I’m primarily a console peasant, but my Steam account goes back to 2007. I don’t remember the specifics, but I know I opened it after getting a physical copy of The Ship from Target. Never played it much, though.
I don’t mind the idea of an encumbrance system where it makes sense. Like, the idea of being able to carry whatever you want into combat feels obviously wrong to me, since you can just overwhelm any challenge with endless inventory - like you just grinded an endless supply of healing potions and smart-bombs. Encumbrance caused by your combat-relevant inventory creates the idea of a “build” of your character, it creates interesting decisions about which combat gear you’re going to keep available to roll with (or non-combat gear if your game’s core loop isn’t combat-driven).
Although I do see the argument that it shouldn’t be coupled to a weapon-durability system. I like weapon-durability as a way to make players fully explore all of the gear available instead of just getting “The Good One” and then never ever switching and making the optimal strategy super boring (yes, Steph Sterling, I’m That Guy) but it means working on the “build” of your character is constant fiddling and decision fatigue.
Either way, all that falls apart when it’s stuff you’re only carrying for saleable loot or for crafting materials. Unless you have an interesting and fun gameplay mechanic to provide supply-lines, that’s just adding tedium for the sake of realism. Yes, it’s not realistic that you can carry unlimited bricks, but taking that away doesn’t add anything interesting to the game, it just adds tedium.
Bethesda has been lowering the base carrying capacity for a while now. It was 300 in Skyrim. 200 in Fallout 4 I think. Around 100-150ish in 76. I can see why it’s impacting people so much. Even more so when your ships carrying capacity is also limited.
Baldur's Gate 3 doesn't really have an encumbrance system. It has a "send to camp" button that basically negates 99% of that. Camp supplies? Send to camp. Bunch of valueable loot items you only intend on selling "pick up and add to wares" the "send to camp". When you're ready to sell things between adventuring shove it all in a backpack, give it to someone stronk, and teleport to a merchant.
Personally I think a good encumbrance system is a good thing in games. For example, look at the Demon’s Souls remake. You can carry as much adventuring gear (heals, grenades, etc) to make your life easier as you like, if you have the stats for it. And if you need to pick up a unique item that is beyond your limit, it can be sent to your stash, which is what the original was missing.
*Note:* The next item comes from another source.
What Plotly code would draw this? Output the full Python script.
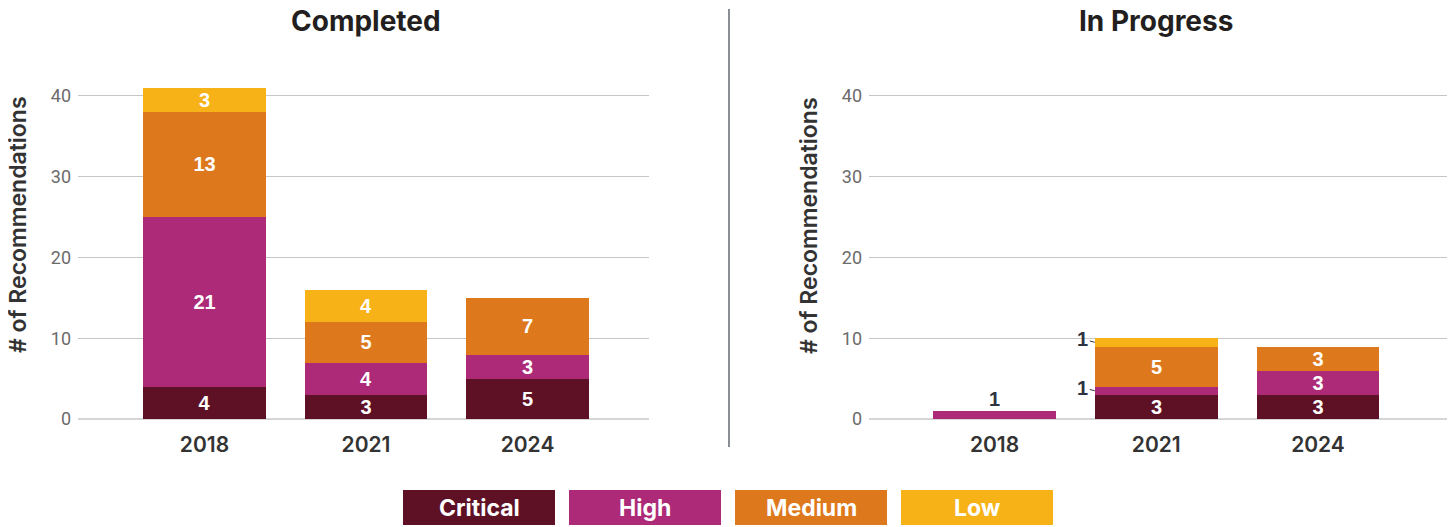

The alternative is to limit consumables, ammo etc to some arbitrary number. E.g. You can carry 5 heals and 5 throwing knives and 50 arrows. If you don’t want knives but want more heals? Fuck you.
While I do think encumbrance in a Bethesda game is pretty pointless I do believe it serves a purpose in BG3. Barrels full of all sorts of liquids are extremely useful, their drawback is that they weigh a ton. Encumbrance exists to prevent you from being a barrelmancer. I think you can also pick up any chests, so you can just carry away all the chests you can’t unlock and then break them somewhere safe (or move them to you lockpicking character etc).
One of my questions on Starfield - can I roleplay as a hoarder, picking up every possible piece of junk - cups, pencils, etc - and store it all in a couple of cabinets or containers as some kind of infinitely huge repo?
...because I swear to god, for whatever reason that seems to be my favorite part of Skyrim and Fallout 3 for whatever reason.
If that mechanic isn't in Starfield then I lose like half my motivation to play :)
Based on what I was reading last night, there's a chest in The Lodge basement that has unlimited storage space. The trick is, you just have to be able to get your stuff there.
Maybe a system letting players choose ‘hardcore mode’ (having extreme limits on weight) in Starfield would be better, since people seem pretty divided about this.
I’m a pack-rat in games and ive only hit the first (of three) stage of encumbrance two or three times in Baldur’s Gate and I’m in the final act. And my character is a bard with 8 strength so he has no muscles which means the lowest encumbrance threshold. I wouldn’t consider encumbrance even a little bit of a problem in BG3 since if you ever do become encumbered you can just move stuff from your player character to one of the NPCs used as a pack mule.
You can also send stuff from your bag directly to the camp chest without having to go there. On pc it's right click send to camp, on ps5 it's square button send to camp. I'm not sure if there is a limit as to how much you can send there i havent hit it yet if there is. You can access camp from anywhere but a red zone so no real reason to carry what you are not using.